KELVIN KYUNG KUN PARK, Army: 600,000 Portraits, 2016, Still from two-channel video installation with color and sound: 17 min 30 sec. Courtesy the artist.

Negotiating the Future

Sixth Asian Art Biennial

Also available in:  Chinese

In the sixth Asian Art Biennial, titled “Negotiating the Future” and organized at the National Taiwan Museum of Fine Arts in Taichung, Japanese artist group Chim Pom’s site-specific installation Street (2017) is an asphalt road that runs from the museum’s foyer through the main entrance to the street outside. This elevated roadway also served as a stage for sound artist Cheng Yi-Ping, also known as Betty Apple, during a block party. Street invokes the Sunflower Movement of 2014, when student and civic groups occupied the thoroughfares that surrounded the Legislative Yuan of Taiwan, and has become a channel that connects the art institution to the outside world.

Unlike previous editions, where the curation was spearheaded by a single individual, “Negotiating the Future” was assembled by four curators—Wassan al-Khudhairi, who is of Iraqi descent; Indonesia’s Ade Darmawan; Japan’s Kenji Kubota and Taiwan’s Lin Hsiao-Yu. Their programming for the biennial explored artistic practice as a social gesture and negotiation tool in power dynamics, and critical issues across Asia were addressed in fascinating ways.

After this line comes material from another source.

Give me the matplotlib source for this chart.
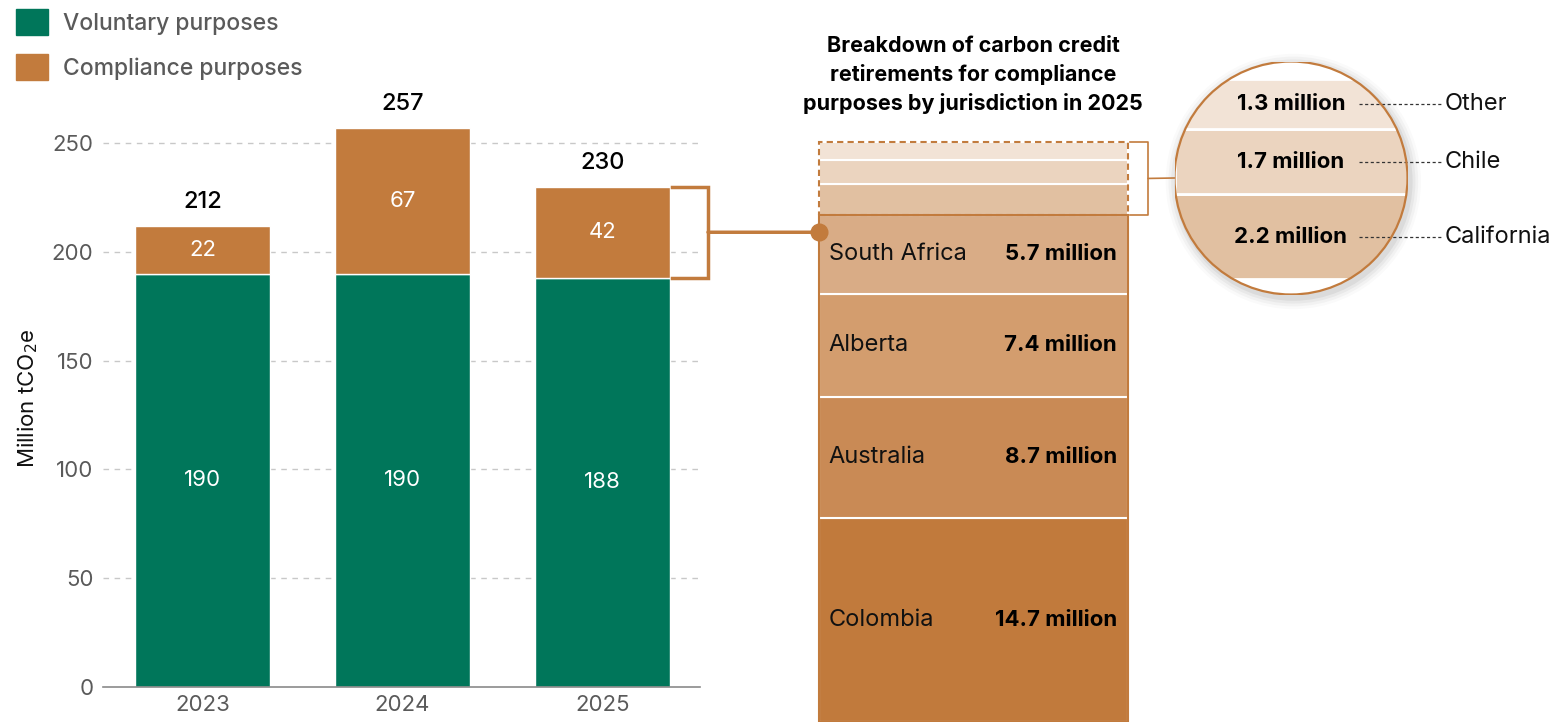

The videos and documentation materials of Hong Kong artist-duo Sampson Wong and Jason Lam’s projects indicate an anxiety over the fate of their home city. Add Oil Machine (2014) involved projections of supportive messages from around the world during the 2014 Umbrella Movement, when pro-democracy protesters camped on public roads for a long-haul demonstration. Countdown Machine (2016–17), an animation that includes a timer showing how long until Hong Kong loses self-governance, was controversial when it was first shown, on the side of the tallest building in the city. 

Taking cues from temporary shelters for refugees seen during her travels, Lo Yi-Chun used dried banana peels to form boat hulls, a crown, a trunk and other objects in the sculptural installation series “Voyage to the Homeland” (2015). The Taiwanese artist realized that her own movement across the globe and that of those displaced overlapped but ran in opposite directions. In “Voyage,” five chapters about the challenges faced by refugees were compiled using actual news stories, ruminating on the proximate causes of international commerce, migration and geopolitical ambitions.

Japanese and Korean artists reflected on the collective anxieties in Asian societies. In Kota Takeuchi’s Pointing at Fukuichi Live Cam (2011), a video lifted from the live feed on the Tokyo Electric Power Company’s website in the wake of the Fukushima Daiichi nuclear disaster of March 2011, we see someone—possibly the artist, though Takeuchi calls himself the “agent” of this individual—who becomes known as the “Finger Pointing Worker,” breathing heavily and rapidly in hazmat gear, and remaining in-frame with his index finger aimed at the camera for nearly 20 minutes. By presenting this video, Takeuchi interrogates both the characterization of the post-disaster clean-up workers as heroes and their working conditions.

Meiro Koizumi’s three-channel video installation Rite for a Dream (Today My Empire Sings) (2016) takes the actions of nationalists and anti-imperial protesters and casts them in confrontational dreamscapes, linking up with the trauma brought on by the militarism of yesteryear’s Japan. Similarly tapping into the combative rites of passage within his country, Kelvin Kyung Kun Park looks at the compulsory military duty undergone by men in his native South Korea, as well as the consequent sexual tension and the value attached to the male body, in his two-channel-video Army: 600,000 Portraits (2016). These are all ideas that are familiar to a Taiwanese audience.

One of the most notable works from Southeast Asia was by Indonesia’s Jatiwangi Art Factory, whose performance and mixed-media installation Supranatural Farming Investment Package (2017) appropriates the taglines of “reward investment” strategies used by governmental and multinational corporate organizations to plunder and seize land, placing them in glyph-like arrangements. During a performance that was framed as a meeting to call for investors, residents from the Jatiwangi District’s Wates village brought organic produce that was grown on land claimed by the Indonesian Air Force, and gave visitors the chance to contribute to the growth of their cultural program—the villagers’ only recourse under supposedly beneficial developmental governance. The way forward—for all of us—is to renegotiate our actions as we head into the future.